Far from being the troubled artist pulled in too many directions at once, Tägtgren was focused solely on making a Hypocrisy record once he got down to business. No waffling on using certain riffs or shoving ideas into the Pain box for later.
“I set my mind to doing Hypocrisy riffs and that’s what they’re going to be. Michael (Hedlund / bass) contributed a little bit to the songwriting, but basically what I did was take all the stuff I’d come up with over the last few years and turned them into songs. Put a drum machine on the stuff so Horgh (drums) could listen to them, then Michael came over and really started putting things together. I was thinking that I wanted things either super-slow or super-fast on this album. That was really the only goal with the tempo, but with the riffing I didn’t even think about it. I just kept putting the riffs together, building one on top of another, and set the standard really high. It’s just a fist in the face kind of thing. The tone is set right away and that’s what the whole album is like.”
“Another important thing on the album are the vocals and how I went with the growls. For my taste I think this album has the best vocal performance I’ve done for a Hypocrisy album in years. I tried to keep things to a low growl as much as possible, put some more colour into the vocals, and go back a bit more to a death metal sound.”
Tägtgren’s vocals are indeed the most striking aspect of A Taste Of Extreme Divinity are the vocals. His entrance on lead-off track ‘Valley Of The Damned’ is a jaw-dropper with regards to setting the tone; definitely the stuff of nightmares for the uninformed Pain fan. Tägtgren still loves singing clean, however, no matter how good it felt to get back to his inner beast.
“I think I have a wider range now because of the Pain stuff,” says Tägtgren. “I definitely have better control over the vocals now. It is nice to not have to hit every note exactly right (laughs) but sometimes it’s harder to do the growling and keep it going at the same level. The way you express yourself with the growls makes it harder, but I think it’s important that you do it like you mean it. The attitude is really important with certain words you say or certain screams you do. You have to articulate, and that can be hard when you’re growling.”
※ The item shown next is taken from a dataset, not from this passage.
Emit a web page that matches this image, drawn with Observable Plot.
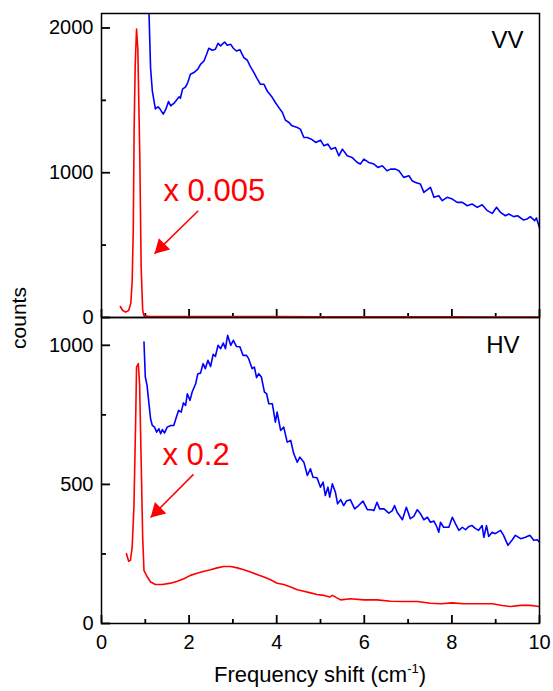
<!DOCTYPE html>
<html><head><meta charset="utf-8">
<script src="https://cdn.jsdelivr.net/npm/d3@7"></script>
<script src="https://cdn.jsdelivr.net/npm/@observablehq/plot@0.6"></script>
<style>
body{margin:0;background:#fff;}
#wrap{position:relative;width:553px;height:691px;font-family:"Liberation Sans",Arial,sans-serif;overflow:hidden;}
#wrap svg{position:absolute;left:0;overflow:visible;background:transparent;}
.lab{position:absolute;color:#000;white-space:nowrap;}
</style></head><body><div id="wrap"></div>
<script>
// ---- data ----
const xMajor = [0, 2, 4, 6, 8, 10];
const xMinor = [1, 3, 5, 7, 9];
const vvYMajor = [0, 1000, 2000];
const vvYMinor = [500, 1500];
const hvYMajor = [0, 500, 1000];
const hvYMinor = [250, 750];
const vvDomain = [0, 2100];
const hvDomain = [0, 1100];

const vvBlue = [[1.04,2600],[1.08,2150],[1.12,1726],[1.16,1566],[1.23,1441],[1.29,1455],[1.33,1443],[1.41,1405],[1.47,1439],[1.53,1492],[1.58,1462],[1.67,1485],[1.77,1524],[1.80,1515],[1.85,1577],[1.92,1593],[1.97,1623],[2.03,1680],[2.11,1692],[2.20,1715],[2.26,1749],[2.34,1772],[2.40,1818],[2.45,1860],[2.53,1846],[2.60,1853],[2.66,1894],[2.72,1876],[2.81,1903],[2.87,1880],[2.95,1887],[3.01,1860],[3.08,1841],[3.16,1850],[3.25,1795],[3.33,1777],[3.39,1738],[3.48,1692],[3.54,1657],[3.63,1611],[3.71,1611],[3.78,1566],[3.90,1519],[3.97,1485],[4.05,1450],[4.13,1416],[4.20,1363],[4.28,1347],[4.35,1324],[4.47,1312],[4.54,1301],[4.62,1243],[4.70,1243],[4.79,1232],[4.89,1209],[5.00,1225],[5.08,1186],[5.17,1198],[5.24,1163],[5.34,1174],[5.42,1117],[5.50,1163],[5.61,1117],[5.72,1106],[5.84,1071],[5.91,1060],[5.99,1094],[6.10,1071],[6.22,1060],[6.31,1037],[6.41,1048],[6.52,1014],[6.60,1025],[6.71,1025],[6.79,1014],[6.90,968],[7.02,979],[7.09,945],[7.17,933],[7.28,922],[7.36,864],[7.51,899],[7.59,830],[7.70,841],[7.78,807],[7.89,830],[8.01,818],[8.12,795],[8.24,795],[8.35,772],[8.46,784],[8.58,761],[8.69,779],[8.81,738],[8.92,719],[9.02,761],[9.11,726],[9.22,703],[9.30,715],[9.41,697],[9.50,703],[9.63,674],[9.72,681],[9.79,697],[9.89,669],[9.93,688],[10.0,620]];

const vvRed = [[0.43,76],[0.48,50],[0.55,37],[0.62,48],[0.67,100],[0.70,250],[0.725,600],[0.745,1300],[0.77,1750],[0.80,1993],[0.83,1850],[0.86,1350],[0.875,1100],[0.905,350],[0.94,50],[0.97,12],[1.1,6],[2,6],[3,7],[4,6],[5,5],[6,5],[7,4],[8,4],[9,3],[10,3]];

const hvBlue = [[0.97,1012],[1.00,886],[1.04,856],[1.08,796],[1.12,736],[1.16,712],[1.21,706],[1.26,688],[1.31,700],[1.35,682],[1.39,697],[1.44,685],[1.50,706],[1.58,712],[1.65,712],[1.71,742],[1.76,766],[1.82,760],[1.87,793],[1.92,784],[1.96,826],[2.02,802],[2.07,832],[2.15,862],[2.20,898],[2.26,900],[2.32,934],[2.37,916],[2.43,946],[2.49,924],[2.55,968],[2.60,960],[2.66,1000],[2.72,988],[2.78,1008],[2.83,988],[2.88,1036],[2.95,1000],[3.01,1018],[3.08,996],[3.16,995],[3.23,964],[3.31,964],[3.36,952],[3.44,916],[3.49,922],[3.54,884],[3.59,898],[3.65,886],[3.72,832],[3.77,826],[3.82,790],[3.90,790],[3.97,724],[4.01,760],[4.09,694],[4.16,706],[4.24,652],[4.32,658],[4.39,610],[4.47,580],[4.53,598],[4.62,580],[4.70,532],[4.77,556],[4.83,526],[4.92,524],[5.00,490],[5.06,508],[5.11,460],[5.17,490],[5.21,454],[5.27,502],[5.34,472],[5.39,430],[5.46,445],[5.53,424],[5.59,440],[5.68,445],[5.78,412],[5.87,424],[5.97,440],[6.07,409],[6.16,409],[6.22,406],[6.29,436],[6.35,412],[6.45,412],[6.56,397],[6.64,406],[6.69,424],[6.75,400],[6.87,373],[6.96,418],[7.05,377],[7.13,385],[7.21,409],[7.28,395],[7.36,373],[7.44,382],[7.51,364],[7.59,368],[7.66,346],[7.70,328],[7.74,364],[7.81,346],[7.93,346],[8.01,382],[8.08,359],[8.16,335],[8.24,346],[8.31,337],[8.39,349],[8.46,352],[8.54,341],[8.61,335],[8.69,352],[8.73,310],[8.79,352],[8.84,313],[8.92,328],[8.99,323],[9.11,335],[9.18,317],[9.28,281],[9.38,301],[9.45,317],[9.57,305],[9.68,310],[9.78,317],[9.87,299],[9.95,301],[10.0,292]];

const hvRed = [[0.57,251],[0.62,224],[0.66,227],[0.70,274],[0.74,418],[0.78,730],[0.80,922],[0.84,934],[0.87,860],[0.91,550],[0.94,310],[0.97,190],[1.04,169],[1.12,149],[1.23,140],[1.39,140],[1.58,145],[1.73,152],[1.88,161],[2.03,173],[2.18,181],[2.34,188],[2.49,193],[2.64,200],[2.79,205],[2.95,205],[3.10,200],[3.25,193],[3.40,185],[3.55,176],[3.71,167],[3.86,157],[4.01,145],[4.16,140],[4.32,131],[4.47,121],[4.62,116],[4.77,110],[4.92,104],[5.08,101],[5.21,95],[5.27,101],[5.46,85],[5.68,89],[5.99,85],[6.29,85],[6.60,80],[6.90,79],[7.21,79],[7.51,73],[7.74,71],[8.01,74],[8.27,71],[8.58,71],[8.92,71],[9.15,65],[9.34,61],[9.57,65],[9.79,65],[10.0,61]];

const vvArrow = [{x1: 2.21, y1: 738, x2: 1.21, y2: 441}];
const hvArrow = [{x1: 2.10, y1: 536, x2: 1.12, y2: 381}];
const vvNote = "x 0.005";
const hvNote = "x 0.2";
const vvLabel = "VV";
const hvLabel = "HV";

// ---- drawing ----
const FONT = '"Liberation Sans", Arial, sans-serif';
const BLUE = "#0000ff", RED = "#ff0000";
const W = 553, ML = 101, MR = 14, FW = W - ML - MR;

function panel(o) {
  const FH = o.height - o.marginTop - o.marginBottom;
  return Plot.plot({
    width: W, height: o.height,
    marginLeft: ML, marginRight: MR, marginTop: o.marginTop, marginBottom: o.marginBottom,
    style: {fontFamily: FONT, fontSize: "20px", background: "transparent", overflow: "visible", color: "black"},
    x: {domain: [0, 10]},
    y: {domain: o.yDomain},
    marks: [
      Plot.axisX({ticks: xMajor, tickSize: 0, tickPadding: 11,
        tickFormat: o.xLabels ? (d => String(d)) : (() => ""), label: null}),
      Plot.axisY({ticks: o.yMajor, tickSize: 0, tickPadding: 8,
        tickFormat: d => String(d), label: null}),
      // inward tick marks
      Plot.ruleX(xMajor, {x: d => d, insetTop: FH - 8, stroke: "black", strokeWidth: 1.8}),
      Plot.ruleX(xMinor, {x: d => d, insetTop: FH - 4, stroke: "black", strokeWidth: 1.8}),
      Plot.ruleY(o.yMajor, {y: d => d, insetRight: FW - 9, stroke: "black", strokeWidth: 1.8}),
      Plot.ruleY(o.yMinor, {y: d => d, insetRight: FW - 5, stroke: "black", strokeWidth: 1.8}),
      Plot.line(o.blue, {x: d => d[0], y: d => d[1], stroke: BLUE, strokeWidth: 1.6, clip: true}),
      Plot.line(o.red, {x: d => d[0], y: d => d[1], stroke: RED, strokeWidth: 1.6, clip: true}),
      Plot.link(o.arrow, {x1: "x1", y1: "y1", x2: "x2", y2: "y2", stroke: RED, strokeWidth: 1.5}),
      Plot.dot(o.arrow, {x: "x2", y: "y2", symbol: "triangle", r: 6, fill: RED, stroke: "none",
        rotate: 225, dx: 6.7, dy: -6.5}),
      Plot.text([o.note], {text: d => d, frameAnchor: "top-left", textAnchor: "start", lineAnchor: "middle",
        dx: o.noteDx, dy: o.noteDy, fill: RED, fontSize: 31}),
      Plot.text([o.label], {text: d => d, frameAnchor: "top-right", textAnchor: "end", lineAnchor: "top",
        dx: o.labelDx, dy: o.labelDy, fill: "black", fontSize: 24}),
      Plot.frame({stroke: "black", strokeWidth: 1.5})
    ]
  });
}

const wrap = document.getElementById("wrap");

const topPanel = panel({height: 330, marginTop: 13, marginBottom: 13, yDomain: vvDomain,
  yMajor: vvYMajor, yMinor: vvYMinor, blue: vvBlue, red: vvRed, arrow: vvArrow,
  note: vvNote, noteDx: 62, noteDy: 178, label: vvLabel, labelDx: -16, labelDy: 17, xLabels: false});
topPanel.style.top = "0px";

const bottomPanel = panel({height: 391, marginTop: 17, marginBottom: 68, yDomain: hvDomain,
  yMajor: hvYMajor, yMinor: hvYMinor, blue: hvBlue, red: hvRed, arrow: hvArrow,
  note: hvNote, noteDx: 61, noteDy: 138, label: hvLabel, labelDx: -20, labelDy: 18, xLabels: true});
bottomPanel.style.top = "300px";

wrap.appendChild(bottomPanel);
wrap.appendChild(topPanel);

const ylab = document.createElement("div");
ylab.className = "lab";
ylab.textContent = "counts";
ylab.style.cssText += "left:18px;top:318px;font-size:21px;line-height:21px;transform:translate(-50%,-50%) rotate(-90deg);";
wrap.appendChild(ylab);

const xlab = document.createElement("div");
xlab.className = "lab";
xlab.innerHTML = 'Frequency shift (cm<sup style="font-size:13px;vertical-align:9px;line-height:0">-1</sup>)';
xlab.style.cssText += "left:101px;width:438px;text-align:center;top:664px;font-size:22px;line-height:22px;";
wrap.appendChild(xlab);
</script>
</body></html>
“The whole production sounds really good, I think.” He adds. “It’s crystal clear but it’s still in your fucking face. I even went back to using Marshall amps again. I’ve been investigating other amps like Mesa and Peavy over the past 10 years, and it’s funny to see that I’ve gone back to Point 0. It’s killer because now I’m sponsored by Marshall, too (laughs). I’m not saying that Marshall is killer because I’m sponsored, by the way. It’s just weird that when Mesa and these companies came along you threw away your Marshall, but now I’ve come full circle and I’m going ‘Wow!’ The tuned down guitars sound really great now, and I think that made a difference on the album. It definitely made songwriting exciting again.”
Switching gears between Pain and Hypocrisy, says Tägtgren, isn’t as big of a deal as some people might think…
“I just tell the other me to take a hike (laughs). It’s not really that hard because it’s a totally different riffing thing in Hypocrisy compared to Pain. I’ve learned a lot from playing live with Pain because with the way the music is – with that chugging rhythm – you’ve got to be so fucking tight. People are going to know right away if you’ve fucked up. Doing those Pain songs for so long live, it’s going to be easier to play the Hypocrisy songs now.”
“I don’t catch too much shit and I’m surprised about that,” Tägtgren says of dividing his time between Hypocrisy and Pain. “I think people have gotten used to the idea of me doing both bands, and they’re happy I’m not putting Pain stuff in Hypocrisy and the other way around. I think the Hypo fans have forgiven me for Pain’s commercial success (laughs). I’m glad I have the artistic freedom to do these different kinds of music, and that I’m able to put Hypocrisy aside for a while to do other things, otherwise Hypocrisy would be sounding a lot different nowadays.”
“Still, in Hypocrisy we definitely try to progress. We haven’t making the same album over and over since 1992. I’ve seen so many death metal bands do that sort of thing, and where are they now?”